This month in the United States of America families will celebrate Thanksgiving. It is a national holiday where we reflect upon our state in life and express our gratitude to God for his providential care. It is also a time to be with friends and family and to be thankful for the gift of their presence.
Additionally, it is a time to be thankful for the gift of our own life, realizing how frail we are as humans. In particular, this mortality we possess is brought to the forefront when we remember the lives of those who have gone before us in the sleep of death and who no longer can be at our side this Thanksgiving. While it may seem morbid and depressing, it is in fact a chance to rejoice in the beauty of someone’s life and to be thankful that you were allowed to be in their presence as well as to be thankful for the gift of your own life and the graces you have been given by God.
Furthermore, it reminds us that we hope to be reunited some day to our beloved relatives and friends in the great embrace of Heaven.
Typical of a family Thanksgiving Day meal is the recitation of “grace” before the feast begins. This tradition of thanking God for the bounty he has provided has always been a vital part of commemorating Thanksgiving. Moreover, this custom of “saying grace” has been passed down from one generation to the next by Catholic families all over the world and it is not a tradition that is only observed on Thanksgiving Day.
Included in a Catholic’s prayers to God at mealtime is a remembrance of the dead. Before doing so, a Catholic will recite this prayer of thanksgiving before the meal:
Bless us, O Lord and these Thy gifts, which we are about to receive from Thy bounty, through Christ our Lord. Amen.

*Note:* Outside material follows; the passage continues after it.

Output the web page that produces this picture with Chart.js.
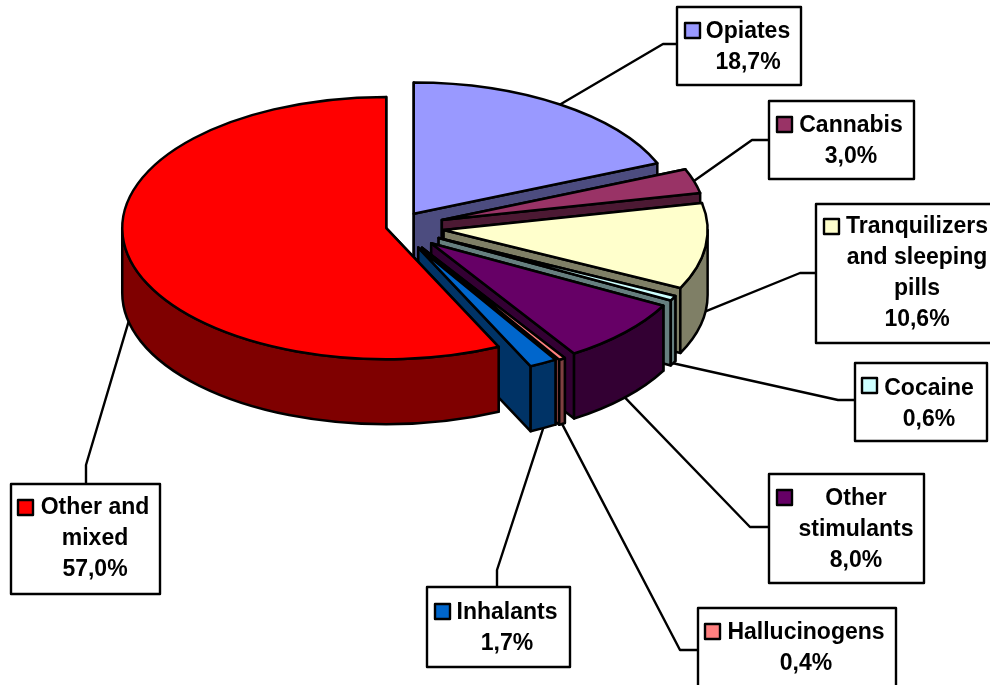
<!DOCTYPE html>
<html>
<head>
<meta charset="utf-8">
<title>Drug use pie</title>
<script src="https://cdn.jsdelivr.net/npm/chart.js@4"></script>
<style>
  html, body { margin: 0; padding: 0; background: #fff; overflow: hidden; }
  canvas { display: block; }
</style>
</head>
<body>
<canvas id="pie" width="990" height="685"></canvas>
<script>
// Data
const categories = ["Opiates", "Cannabis", "Tranquilizers and sleeping pills", "Cocaine", "Other stimulants", "Hallucinogens", "Inhalants", "Other and mixed"];
const shares = [18.7, 3.0, 10.6, 0.6, 8.0, 0.4, 1.7, 57.0];
const labelLines = [["Opiates"], ["Cannabis"], ["Tranquilizers", "and sleeping", "pills"], ["Cocaine"], ["Other", "stimulants"], ["Hallucinogens"], ["Inhalants"], ["Other and", "mixed"]];

// Colours
const topColors = ["#9999FF", "#993366", "#FFFFCC", "#CCFFFF", "#660066", "#FF8080", "#0066CC", "#FF0000"];
const wallColors = ["#4C4C7F", "#4C1933", "#7F7F66", "#667F7F", "#330033", "#7F4040", "#003366", "#7F0000"];

// 3D look
const RADIUS = 264;
const TILT = 0.497;
const DEPTH = 65;
const explode = [32, 48, 48, 48, 48, 49, 47, 10];

// Label boxes: x0,y0,x1,y1 of frame, key corner, text centre, first baseline, elbow of leader
const boxes = [
  { frame: [677, 7, 801, 85],    key: [685, 23],  tx: 748, ty: 38,  elbow: [663, 44] },
  { frame: [769, 101, 914, 179], key: [777, 117], tx: 851, ty: 132, elbow: [752, 140] },
  { frame: [816, 204, 996, 343], key: [824, 219], tx: 917, ty: 233, elbow: [800, 273] },
  { frame: [855, 363, 987, 441], key: [862, 378], tx: 929, ty: 395, elbow: [838, 400] },
  { frame: [769, 474, 924, 583], key: [777, 490], tx: 856, ty: 505, elbow: [750, 527] },
  { frame: [698, 608, 896, 692], key: [705, 624], tx: 806, ty: 639, elbow: [680, 650] },
  { frame: [427, 587, 570, 667], key: [435, 604], tx: 507, ty: 619, elbow: [497, 570] },
  { frame: [11, 484, 160, 594],  key: [18, 500],  tx: 95,  ty: 514, elbow: [86, 465] },
];

function sliceGeom(arc, i) {
  const mid = (arc.startAngle + arc.endAngle) / 2;
  return {
    mid,
    cx: arc.x + explode[i] * Math.cos(mid),
    cy: arc.y + explode[i] * Math.sin(mid) * TILT,
  };
}

function drawWalls(ctx, arc, i) {
  const g = sliceGeom(arc, i);
  const ry = RADIUS * TILT;
  ctx.fillStyle = wallColors[i];

  // cut faces
  for (const a of [arc.startAngle, arc.endAngle]) {
    const rx0 = g.cx + RADIUS * Math.cos(a), ry0 = g.cy + ry * Math.sin(a);
    ctx.beginPath();
    ctx.moveTo(g.cx, g.cy);
    ctx.lineTo(rx0, ry0);
    ctx.lineTo(rx0, ry0 + DEPTH);
    ctx.lineTo(g.cx, g.cy + DEPTH);
    ctx.closePath();
    ctx.fill();
    ctx.stroke();
  }

  // outer wall, only the half facing us
  const from = Math.max(arc.startAngle, 0), to = Math.min(arc.endAngle, Math.PI);
  if (to > from) {
    ctx.beginPath();
    ctx.ellipse(g.cx, g.cy, RADIUS, ry, 0, from, to);
    ctx.ellipse(g.cx, g.cy + DEPTH, RADIUS, ry, 0, to, from, true);
    ctx.closePath();
    ctx.fill();
    ctx.stroke();
  }
}

const pie3d = {
  id: "pie3d",
  beforeDatasetDraw(chart, args) {
    const ctx = chart.ctx;
    const arcs = args.meta.data;
    ctx.save();
    ctx.strokeStyle = "#000";
    ctx.lineWidth = 2.5;
    ctx.lineJoin = "round";

    // walls in slice order, the big red one ends up over the blue cut face
    arcs.forEach((arc, i) => drawWalls(ctx, arc, i));

    // tops: the library's own arcs, squashed and moved out
    arcs.forEach((arc, i) => {
      const g = sliceGeom(arc, i);
      ctx.save();
      ctx.translate(g.cx, g.cy);
      ctx.scale(1, TILT);
      ctx.translate(-arc.x, -arc.y);
      arc.draw(ctx);
      ctx.restore();

      ctx.beginPath();
      ctx.moveTo(g.cx, g.cy);
      ctx.ellipse(g.cx, g.cy, RADIUS, RADIUS * TILT, 0, arc.startAngle, arc.endAngle);
      ctx.closePath();
      ctx.stroke();
    });
    ctx.restore();
    return false; // already drawn
  },
  afterDatasetsDraw(chart) {
    const ctx = chart.ctx;
    const arcs = chart.getDatasetMeta(0).data;
    ctx.save();
    ctx.strokeStyle = "#000";
    ctx.lineWidth = 2.4;
    ctx.lineJoin = "round";
    ctx.font = 'bold 23px "Liberation Sans", Arial, sans-serif';
    ctx.textAlign = "center";
    ctx.textBaseline = "alphabetic";

    boxes.forEach((b, i) => {
      const g = sliceGeom(arcs[i], i);
      const [x0, y0, x1, y1] = b.frame;
      // leader starts at the rim (or under the wall on the front half)
      const ax = g.cx + RADIUS * Math.cos(g.mid);
      const ay = g.cy + RADIUS * TILT * Math.sin(g.mid) + (Math.sin(g.mid) > 0 ? DEPTH : 0);
      const endX = b.elbow[1] > y0 ? x0 : b.elbow[0];
      const endY = b.elbow[1] > y0 ? b.elbow[1] : y0;
      ctx.beginPath();
      ctx.moveTo(ax, ay);
      ctx.lineTo(b.elbow[0], b.elbow[1]);
      ctx.lineTo(endX, endY);
      ctx.stroke();

      ctx.fillStyle = "#fff";
      ctx.fillRect(x0, y0, x1 - x0, y1 - y0);
      ctx.strokeRect(x0, y0, x1 - x0, y1 - y0);

      ctx.fillStyle = topColors[i];
      ctx.fillRect(b.key[0], b.key[1], 15, 15);
      ctx.strokeRect(b.key[0], b.key[1], 15, 15);

      ctx.fillStyle = "#000";
      const lines = [...labelLines[i], shares[i].toFixed(1).replace(".", ",") + "%"];
      lines.forEach((line, n) => ctx.fillText(line, b.tx, b.ty + n * 31));
    });
    ctx.restore();
  },
};

new Chart(document.getElementById("pie"), {
  type: "pie",
  data: {
    labels: categories,
    datasets: [{ data: shares, backgroundColor: topColors, borderWidth: 0, radius: RADIUS }],
  },
  plugins: [pie3d],
  options: {
    responsive: false,
    animation: false,
    events: [],
    layout: { padding: { right: 198, bottom: 231 } },
    plugins: { legend: { display: false }, tooltip: { enabled: false } },
  },
});
</script>
</body>
</html>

After the meal (or sometimes added on to the first prayers), the family will again start in thanksgiving, but will also remember those who have died:
We give Thee thanks for all Thy benefits, O Almighty God, who livest and reignest world without end. Amen. May the souls of the faithful departed, through the mercy of God, rest in peace. Amen.
It is a beautiful tradition, one that receives greater emphasis during the month of November dedicated to the Holy Souls of Purgatory.
This Thanksgiving, both in a spirit of gratitude and remembrance, let us be thankful for those who have gone before us and pray that we too may embrace our mortality and prepare for a safe passage to the Eternal Shores of Heaven.